Get the look of expensive mercury glass with a can of spray paint and some Epson salt! This simple project takes a genie lamp shaped liquor bottle to an elegant mercury glass lamp for way less than the purchase price you see in stores.
-Glass Bottle of your choice
-Kraft paper, plastic or other work surface protector
-Drill and 1/2 inch Diamond Hole Drill Bit
-Lint free towel and rubbing alcohol
-Container of water with a a soaked towel or rag
1. Clean bottle and remove labels; to do this, soak bottles in hot, soapy water and remove labels. Rubbing alcohol in a lint free cloth will remove residual adhesive. My personal favorite technique is Krylon Adhesive Remover.

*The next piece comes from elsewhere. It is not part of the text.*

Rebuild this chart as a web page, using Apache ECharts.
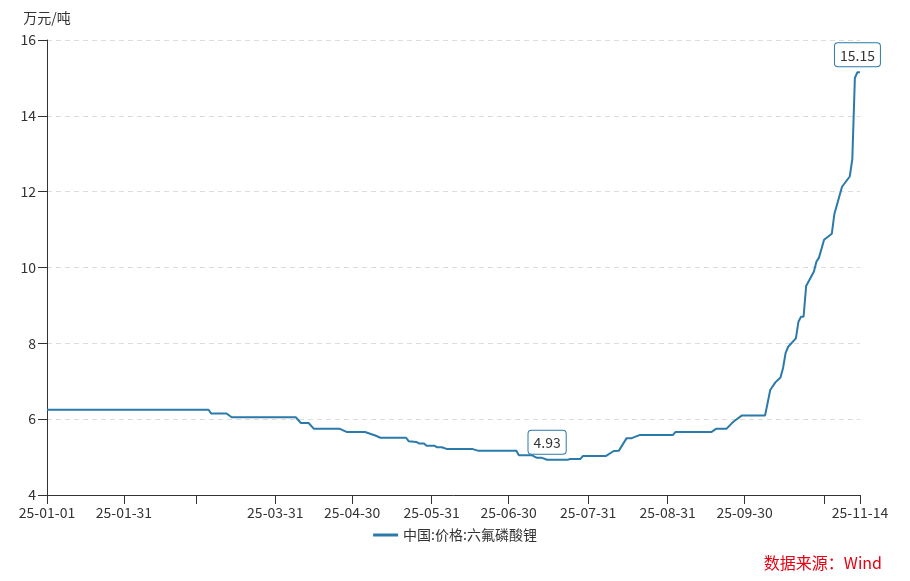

2. Drill a hole where you want the cord to exit the lamp, in the back near the base. For that technique, see my previous tutorial: How to Make a Lamp From a Glass Bottle. Follow safety precautions!
3. Clean away debris from drilling, dry bottle with a lint free cloth and tape over the hole you just drilled. You will see why!
4. Pour Epson salt into bottle so that to about one inch from the bottom. If your bottle is smaller, you can use less. It is not important to be exact here.
5. In a well ventilated area with protected work surface, spray looking glass paint into mouth of bottle. Make sure to follow instructions on label. You want to shake the can vigourously before using. If your bottle mouth is small in diameter like this genie bottle, you will have paint pooling in one spot and running down the neck. That is fine.
6. Shake the bottle like a snow globe, so that the salt grabs the paint and drags it around. This will create the mercury glass look.
7. Repeat steps 5 and 6 a few more times, allowing each coat to dry for about 5 minutes before applying the next. Stop when are happy with the look.
8. Follow instructions on your lamp kit to assemble. The one used here was super simple to and cost $6.
9. Use a thrift store or new lampshade to fit your décor.
￮ The salt will stick to the wall of the bottle in spots, giving a lovely crystal effect. You can pour as little or as much of the salt out as you want after painting.
Use this technique for recycled glass bottle vases, votive holders, wind chimes and more. Keep in mind this only works when the sprayed surface is inside.